Da Napoli giunge anche la maschera di Tartaglia, affine a quella del dottore dalla quale deriva. Goffo e corpulento, il nome deriva dalle balbuzie da cui è afflitto. La sua comicità è legata alla sua forte miopia. Il costume costituito in origine di un abito e di un mantello verdi a strisce gialle, di un ampio collare bianco e occhiali verdi, varia in seguito nei colori e negli ornamenti.
SICILIA: Beppe Nappa – Da Messina arriva Beppe Nappa, maschera simbolo del carnevale di Sciacca (Agrigento), il cui nome deriva da “nappa”, “toppa” in siciliano. È beffardo, pigro, capace di insospettabili salti e danze acrobatiche, goloso e insaziabile. Nella commedia dell’arte la sua maschera rappresentava un servitore con un abito ampio di colore azzurro e un berretto di feltro bianco o grigio sopra una calotta bianca.

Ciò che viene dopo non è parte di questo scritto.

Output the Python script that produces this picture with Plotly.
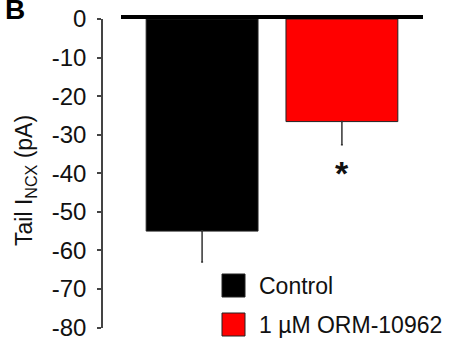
import plotly.graph_objects as go

# ---- data ----
groups = ["Control", "1 µM ORM-10962"]
means = [-55.0, -26.6]
errors = [8.0, 6.0]
bar_colors = ["#000000", "#FF0000"]
tick_vals = [0, -10, -20, -30, -40, -50, -60, -70, -80]
tick_text = ["0", "-10", "-20", "-30", "-40", "-50", "-60", "-70", "-80"]
sig_marks = ["", "*"]

W, H = 449, 338
FONT = "Liberation Sans, Arial, sans-serif"

def px(x):
    return x / W

def py(y):
    return 1 - y / H

fig = go.Figure()
fig.add_trace(go.Bar(
    x=[0, 1], y=means, width=0.8,
    marker=dict(color=bar_colors, line=dict(color="#222222", width=1)),
    error_y=dict(type="data", symmetric=False, array=[0, 0], arrayminus=errors,
                 color="#333333", thickness=1.5, width=1),
    showlegend=False,
))

# significance marks
for i, s in enumerate(sig_marks):
    if s:
        fig.add_annotation(x=i, y=means[i] - errors[i], yshift=-28, text="<b>" + s + "</b>",
                           showarrow=False, font=dict(size=34, color="#111111", family=FONT),
                           xanchor="center", yanchor="middle")

# manual legend
leg_x0, leg_size = 222, 23
leg_y = [274, 313]
for name, col, y0 in zip(groups, bar_colors, leg_y):
    fig.add_shape(type="rect", xref="paper", yref="paper",
                  x0=px(leg_x0), x1=px(leg_x0 + leg_size), y0=py(y0 + leg_size), y1=py(y0),
                  fillcolor=col, line=dict(color="#222222", width=1))
    fig.add_annotation(xref="paper", yref="paper", x=px(257), y=py(y0 + leg_size / 2),
                       text=name, showarrow=False, xanchor="left", yanchor="middle",
                       font=dict(size=23, color="#111111", family=FONT))

# panel letter
fig.add_annotation(xref="paper", yref="paper", x=px(3), y=py(27), text="<b>B</b>",
                   showarrow=False, xanchor="left", yanchor="bottom",
                   font=dict(size=28, color="#000000", family=FONT))

# y-axis title
fig.add_annotation(xref="paper", yref="paper", x=px(25), y=py(181),
                   text="Tail I<sub>NCX</sub> (pA)", textangle=-90, showarrow=False,
                   xanchor="center", yanchor="middle",
                   font=dict(size=23, color="#111111", family=FONT))

fig.update_layout(
    width=W, height=H,
    margin=dict(l=0, r=0, t=0, b=0),
    paper_bgcolor="white", plot_bgcolor="white",
    font=dict(family=FONT, color="#111111"),
    xaxis=dict(domain=[px(121), px(423)], range=[-0.58, 1.58],
               anchor="free", position=py(16.5), side="top",
               showline=True, linecolor="#000000", linewidth=4,
               showticklabels=False, ticks="", showgrid=False, zeroline=False),
    yaxis=dict(domain=[py(327.5), py(19)], range=[-80, 0],
               anchor="free", position=px(102),
               tickvals=tick_vals, ticktext=tick_text,
               showline=True, linecolor="#444444", linewidth=1.5,
               ticks="outside", ticklen=4, tickcolor="#444444", tickwidth=1.5,
               ticklabelstandoff=6, ticklabeloverflow="allow",
               tickfont=dict(size=24, color="#111111", family=FONT),
               showgrid=False, zeroline=False, automargin=False),
)

fig.write_html("out.html")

FRANCESISMO – In ultimo, anche se il suo nome è un francesismo, abbiamo Pierrot, una maschera italiana che nasce alla fine del ‘500, successivamente esportata in Francia e in Germania. L’utilizzo della maschera di fronte a nuovi pubblici e corti europei portò alle modifiche del suo carattere: il Pierrot francese perde le caratteristiche di astuzia e doppiezza, proprie del servitore, per diventare il triste mimo innamorato della luna. Il suo abito è ampio e bianco con bottoni neri e un piccolo cappello nero che contrasta con il volto dipinto di bianco.